We walked up to the front door just in time to see the DFS Sale sign on the pavement get knocked over by an obese lady with poor spatial awareness. This set the tone for the remainder of the party:

· The warm champagne (in Styrofoam cups) was being served by the same person who was single-handedly tackling all customer enquiries and answering the phone
· The double discounts applied to six of the seventy sofas on display, all of which were grossly overpriced to start with, or just plain gross
· Finally, the live entertainment was a clown, whose repertoire was limited to juggling three balls and falling over his own shoes.

It was about as sensational as fish fingers.

Which is fine, as long as you’re 6 years old or ever so slightly simple.

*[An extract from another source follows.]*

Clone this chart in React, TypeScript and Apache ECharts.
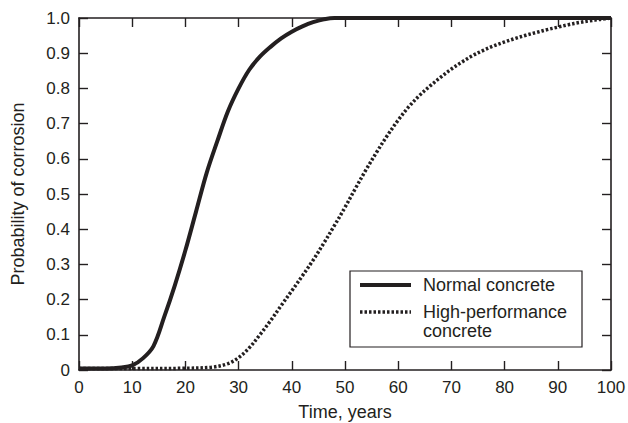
import React, { useEffect, useRef } from "react";
import * as echarts from "echarts";

const normalYears = [0, 5, 8, 10, 12, 14, 16, 18, 20, 22, 24, 26, 28, 30, 32, 34, 36, 38, 40, 42, 44, 46, 48, 50, 60, 70, 80, 90, 100];
const normalProb = [0.004, 0.004, 0.007, 0.013, 0.033, 0.068, 0.15, 0.24, 0.34, 0.45, 0.56, 0.65, 0.735, 0.8, 0.853, 0.89, 0.918, 0.942, 0.961, 0.976, 0.988, 0.996, 1.0, 1.0, 1.0, 1.0, 1.0, 1.0, 1.0];

const hpcYears = [0, 10, 20, 25, 28, 30, 32, 34, 36, 38, 40, 42, 44, 46, 48, 50, 52, 54, 56, 58, 60, 62, 64, 66, 68, 70, 72, 74, 76, 78, 80, 82, 84, 86, 88, 90, 92, 94, 96, 98, 100];
const hpcProb = [0.004, 0.004, 0.005, 0.008, 0.018, 0.035, 0.063, 0.1, 0.14, 0.183, 0.225, 0.268, 0.312, 0.36, 0.41, 0.462, 0.517, 0.57, 0.62, 0.667, 0.71, 0.748, 0.78, 0.807, 0.832, 0.855, 0.875, 0.893, 0.908, 0.921, 0.932, 0.942, 0.951, 0.959, 0.967, 0.974, 0.981, 0.987, 0.992, 0.996, 1.0];

const seriesNames = ["Normal concrete", "High-performance\nconcrete"];
const xAxisTitle = "Time, years";
const yAxisTitle = "Probability of corrosion";

const INK = "#231f20";
const FONT = "'Liberation Sans', Arial, Helvetica, sans-serif";

export default function App() {
  const ref = useRef<HTMLDivElement>(null);
  useEffect(() => {
    if (!ref.current) return;
    const chart = echarts.init(ref.current, undefined, { renderer: "svg" });
    const axisLine = { show: true, onZero: false, lineStyle: { color: INK, width: 1.6 } };
    const axisTick = { show: true, inside: true, length: 9, lineStyle: { color: INK, width: 1.4 } };
    chart.setOption({
      animation: false,
      backgroundColor: "#ffffff",
      textStyle: { fontFamily: FONT, color: INK },
      grid: { left: 79, right: 17, top: 18, bottom: 53, containLabel: false, outerBoundsMode: "none" },
      xAxis: [
        {
          type: "value",
          min: 0,
          max: 100,
          interval: 10,
          position: "bottom",
          name: xAxisTitle,
          nameLocation: "middle",
          nameGap: 33,
          nameTextStyle: { fontSize: 18, color: INK, fontFamily: FONT },
          axisLine,
          axisTick,
          splitLine: { show: false },
          axisLabel: { fontSize: 17, color: INK, margin: 9, fontFamily: FONT },
        },
        {
          type: "value",
          min: 0,
          max: 100,
          interval: 10,
          position: "top",
          axisLine,
          axisTick,
          splitLine: { show: false },
          axisLabel: { show: false },
        },
      ],
      yAxis: [
        {
          type: "value",
          min: 0,
          max: 1,
          interval: 0.1,
          position: "left",
          name: yAxisTitle,
          nameLocation: "middle",
          nameGap: 52,
          nameTextStyle: { fontSize: 18, color: INK, fontFamily: FONT },
          axisLine,
          axisTick,
          splitLine: { show: false },
          axisLabel: {
            fontSize: 17,
            color: INK,
            margin: 9,
            fontFamily: FONT,
            formatter: (v: number) => (v === 0 ? "0" : v.toFixed(1)),
          },
        },
        {
          type: "value",
          min: 0,
          max: 1,
          interval: 0.1,
          position: "right",
          axisLine,
          axisTick,
          splitLine: { show: false },
          axisLabel: { show: false },
        },
      ],
      series: [
        {
          name: seriesNames[0],
          type: "line",
          xAxisIndex: 0,
          yAxisIndex: 0,
          data: normalYears.map((t, i) => [t, normalProb[i]]),
          smooth: 0.35,
          symbol: "none",
          lineStyle: { color: INK, width: 4 },
          z: 3,
        },
        {
          name: seriesNames[1],
          type: "line",
          xAxisIndex: 0,
          yAxisIndex: 0,
          data: hpcYears.map((t, i) => [t, hpcProb[i]]),
          smooth: 0.35,
          symbol: "none",
          lineStyle: { color: INK, width: 3.5, type: [2.5, 2] },
          z: 2,
        },
      ],
      graphic: [
        {
          type: "group",
          z: 100,
          children: [
            {
              type: "rect",
              shape: { x: 350, y: 271, width: 232, height: 76 },
              style: { fill: "#ffffff", stroke: INK, lineWidth: 1.2 },
            },
            {
              type: "line",
              shape: { x1: 360, y1: 285, x2: 411, y2: 285 },
              style: { stroke: INK, lineWidth: 4 },
            },
            {
              type: "line",
              shape: { x1: 360, y1: 312, x2: 411, y2: 312 },
              style: { stroke: INK, lineWidth: 3.5, lineDash: [2.5, 2] },
            },
            {
              type: "text",
              x: 423,
              y: 285,
              style: { text: "Normal concrete", fill: INK, font: `18px ${FONT}`, verticalAlign: "middle", align: "left" },
            },
            {
              type: "text",
              x: 423,
              y: 312,
              style: { text: "High-performance", fill: INK, font: `18px ${FONT}`, verticalAlign: "middle", align: "left" },
            },
            {
              type: "text",
              x: 423,
              y: 331,
              style: { text: "concrete", fill: INK, font: `18px ${FONT}`, verticalAlign: "middle", align: "left" },
            },
          ],
        },
      ],
    });
    return () => chart.dispose();
  }, []);
  return (
    <div
      ref={ref}
      style={{ position: "fixed", left: 0, top: 0, width: 628, height: 423, background: "#fff" }}
    />
  );
}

If I’m honest, I’m worried that my 7 month old daughter might be a bit on the simple side. I know it’s a terrible thing to say, but it’s just that last night during her bed-time story she started laughing every time we turned the page. There was nothing theatrical about the page turning and there were no accompanying sound effects. It wasn’t a good book (who writes a children’s story about bees?) and even the pictures were lacklustre. But there she was hur-hurring away to herself at something which ranks about as funny as a nosebleed.

So in a bit of a panic this morning I reached for the yellow pages (the internet connection was down) and started searching for a child development helpline, only to find that I was so accustomed to using Google for just about everything that I didn’t actually know how to find information from a book any more. I considered calling 118, but resent the idea of being charged considerable sums of money to slowly spell the word ‘development’ to a Geordie on the other end of the line:

Geordie: Got Your Numbah!
Me: Child development helpline please.
Geordie: “What’s that man? Child De-what?
Me: Child Development helpline.
Geordie: Um…ahhh…ah canney find it man…Spell it f’rus like
Me: D-E-V…
Geordie: Slow down like...

Money well spent.

I knew it didn’t really classify as an emergency so I refrained from calling 999 and tried NHS Direct instead. To cut a long story short, they asked me a series of unrelated, randomly selected questions for 8 minutes and then finally asked when the baby was due and if I needed an ambulance. At this point I hung up and assumed the person on the other end of the phone was on drugs or ever so slightly simple…

My Tesco shop got delivered last night, and for some unknown reason they substituted my usual tube of Aquafresh with a tube of ‘Houndsfresh’ chicken flavoured toothpaste for dogs. As we had run right out of the mint variety I was forced to take the plunge before leaving for work this morning and go with the Houndsfresh.

Once you get over the initial taste and texture (which I can only liken to a foamy chicken mousse) it really wasn’t that bad. That being said I haven’t actually spoken to any of my colleagues whilst standing any closer than 1 metre away from them yet, so I guess the jury’s still out for now.